Эта пожелтевшая от времени записка написана рукой Льва Гумилёва. Когда он уезжал в командировку, то оставлял её в ящике письменного стола, адресуя чекистам, приходившим обыскивать его дом в его отсутствие…
А вот разворот общей тетради, исписанный сложным почерком. Это дневник Ольги Арбениной-Гильдебрант, ей уже 77 лет, она простая советская пенсионерка, дневник той самой Олечки – красавицы Серебряного века, музы Николая Гумилёва и Осипа Мандельштама, жены Юрия Юркуна. Она записывает бытовые подробности, свои сны, вспоминает близких людей. В это время в СССР начинают строить БАМ, а госсекретарь США Генри Киссинджер ведёт переговоры с советским Генсеком Леонидом Брежневым. Ольге Николаевне остаётся жить ещё шесть лет…

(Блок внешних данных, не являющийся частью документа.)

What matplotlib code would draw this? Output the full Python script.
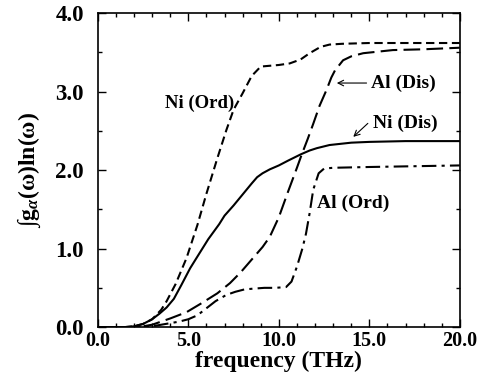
import numpy as np
import matplotlib
matplotlib.use('Agg')
import matplotlib.pyplot as plt
from matplotlib.ticker import MultipleLocator, FormatStrFormatter

plt.rcParams['font.family'] = ['Liberation Serif', 'DejaVu Serif']
plt.rcParams['font.weight'] = 'bold'
plt.rcParams['mathtext.fontset'] = 'custom'
plt.rcParams['mathtext.rm'] = 'Liberation Serif'
plt.rcParams['mathtext.it'] = 'Liberation Serif:italic'

# curves
ni_ord_x = [0, 1.5, 2.0, 2.5, 3.0, 3.5, 3.8, 4.3, 4.9, 5.5, 6.0, 6.6, 7.1, 7.5, 8.0, 8.5, 9.0, 9.5, 10.0, 10.6, 11.2, 11.7, 12.3, 12.8, 13.5, 15.0, 20.0]
ni_ord_y = [0, 0, 0.01, 0.04, 0.1, 0.22, 0.33, 0.55, 0.88, 1.3, 1.7, 2.15, 2.51, 2.77, 2.98, 3.2, 3.32, 3.33, 3.34, 3.36, 3.41, 3.49, 3.57, 3.6, 3.61, 3.62, 3.62]

ni_dis_x = [0, 1.5, 2.0, 2.5, 3.0, 3.4, 3.8, 4.2, 4.6, 5.1, 5.45, 6.1, 6.7, 7.0, 7.5, 8.0, 8.5, 8.8, 9.1, 9.5, 10.0, 10.5, 11.2, 11.7, 12.1, 12.8, 14.0, 15.0, 17.0, 20.0]
ni_dis_y = [0, 0, 0.01, 0.04, 0.1, 0.17, 0.25, 0.36, 0.53, 0.75, 0.88, 1.12, 1.31, 1.42, 1.55, 1.69, 1.83, 1.91, 1.96, 2.01, 2.06, 2.12, 2.2, 2.25, 2.28, 2.32, 2.35, 2.36, 2.37, 2.37]

al_dis_x = [0, 2.0, 2.5, 3.0, 3.5, 4.0, 4.9, 5.7, 6.6, 7.3, 7.9, 8.5, 9.1, 9.5, 10.0, 10.5, 11.0, 11.25, 11.6, 11.9, 12.25, 12.63, 12.9, 13.1, 13.55, 14.0, 14.66, 16.3, 18.0, 20.0]
al_dis_y = [0, 0, 0.01, 0.03, 0.07, 0.11, 0.19, 0.3, 0.43, 0.56, 0.7, 0.86, 1.02, 1.15, 1.4, 1.72, 2.03, 2.19, 2.4, 2.59, 2.82, 3.02, 3.18, 3.27, 3.4, 3.45, 3.49, 3.53, 3.54, 3.56]

al_ord_x = [0, 2.5, 3.0, 3.5, 4.0, 4.5, 5.0, 5.5, 6.0, 6.5, 7.1, 7.6, 8.1, 8.6, 9.2, 9.8, 10.4, 10.7, 11.0, 11.3, 11.5, 11.7, 11.9, 12.2, 12.5, 13.0, 15.0, 20.0]
al_ord_y = [0, 0, 0.01, 0.03, 0.05, 0.07, 0.1, 0.15, 0.24, 0.33, 0.41, 0.45, 0.48, 0.49, 0.5, 0.5, 0.51, 0.58, 0.77, 1.0, 1.19, 1.45, 1.75, 1.96, 2.02, 2.03, 2.04, 2.06]

fig = plt.figure(figsize=(4.82, 3.88), dpi=100)
ax = fig.add_axes([0.203, 0.157, 0.751, 0.809])

lw = 1.5
ax.plot(ni_ord_x, ni_ord_y, color='black', lw=lw, dashes=(4, 2.2))
ax.plot(ni_dis_x, ni_dis_y, color='black', lw=lw)
ax.plot(al_dis_x, al_dis_y, color='black', lw=lw, dashes=(8, 3))
ax.plot(al_ord_x, al_ord_y, color='black', lw=lw, dashes=(7, 2.5, 1.5, 2.5))

ax.set_xlim(0, 20)
ax.set_ylim(0, 4)
ax.xaxis.set_major_locator(MultipleLocator(5))
ax.xaxis.set_minor_locator(MultipleLocator(1))
ax.yaxis.set_major_locator(MultipleLocator(1))
ax.yaxis.set_minor_locator(MultipleLocator(0.5))
ax.xaxis.set_major_formatter(FormatStrFormatter('%.1f'))
ax.yaxis.set_major_formatter(FormatStrFormatter('%.1f'))
ax.tick_params(which='both', direction='in', top=True, right=True, width=1)
ax.tick_params(which='major', length=6)
ax.tick_params(which='minor', length=3)
ax.tick_params(axis='x', labelsize=14.5, pad=3)
ax.tick_params(axis='y', labelsize=16.5, pad=10)
for s in ax.spines.values():
    s.set_linewidth(1.2)

ax.set_xlabel('frequency (THz)', fontsize=17, fontweight='bold', labelpad=0)
ax.set_ylabel(r'$\int$g$_\alpha$(ω)ln(ω)', fontsize=17, fontweight='bold', labelpad=9)

ax.text(5.6, 2.85, 'Ni (Ord)', fontsize=13.5, fontweight='bold', ha='center', va='center')
ax.text(15.1, 3.11, 'Al (Dis)', fontsize=14, fontweight='bold', ha='left', va='center')
ax.annotate('', xy=(13.05, 3.11), xytext=(15.0, 3.11),
            arrowprops=dict(arrowstyle='->', color='black', lw=0.8))
ax.text(15.2, 2.6, 'Ni (Dis)', fontsize=14, fontweight='bold', ha='left', va='center')
ax.annotate('', xy=(14.0, 2.40), xytext=(15.03, 2.62),
            arrowprops=dict(arrowstyle='->', color='black', lw=0.8))
ax.text(14.1, 1.58, 'Al (Ord)', fontsize=14, fontweight='bold', ha='center', va='center')

fig.savefig('out.png', dpi=100)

Каждая рукопись на выставке рассказывает и о её создателе, и о шуме времени, давно ушедшего, но столь созвучного нам. Вот беловой автограф Михаила Лозинского – сделанный в Ленинграде перевод стихотворения Шарля Бодлера «Солнце», датированный 20 марта 1938 года, рядом – сборник Анны Ахматовой «Из шести книг», изданный тоже в Ленинграде двумя годами позже. В сборник Ахматова вписывает стихотворение «Надпись на книге» с посвящением Лозинскому: «…Души высокая свобода, / Что дружбою наречена…». Лозинский, как и Ахматова, после 1917 года остался в России, в одном из писем он отмечал важнейшее для себя решение: «…Конечно, жить в России очень тяжело во многих отношениях. Особенно сейчас, когда всё увеличивается систематическое удушение мысли. Но пока хватает сил, дезертировать нельзя… Если все разойдутся, в России наступит тьма, и культуру ей придётся вновь принимать из рук иноземцев. Нельзя уходить и смотреть через забор, как она дичает и пустеет. Надо оставаться на своём посту. Это наша историческая миссия».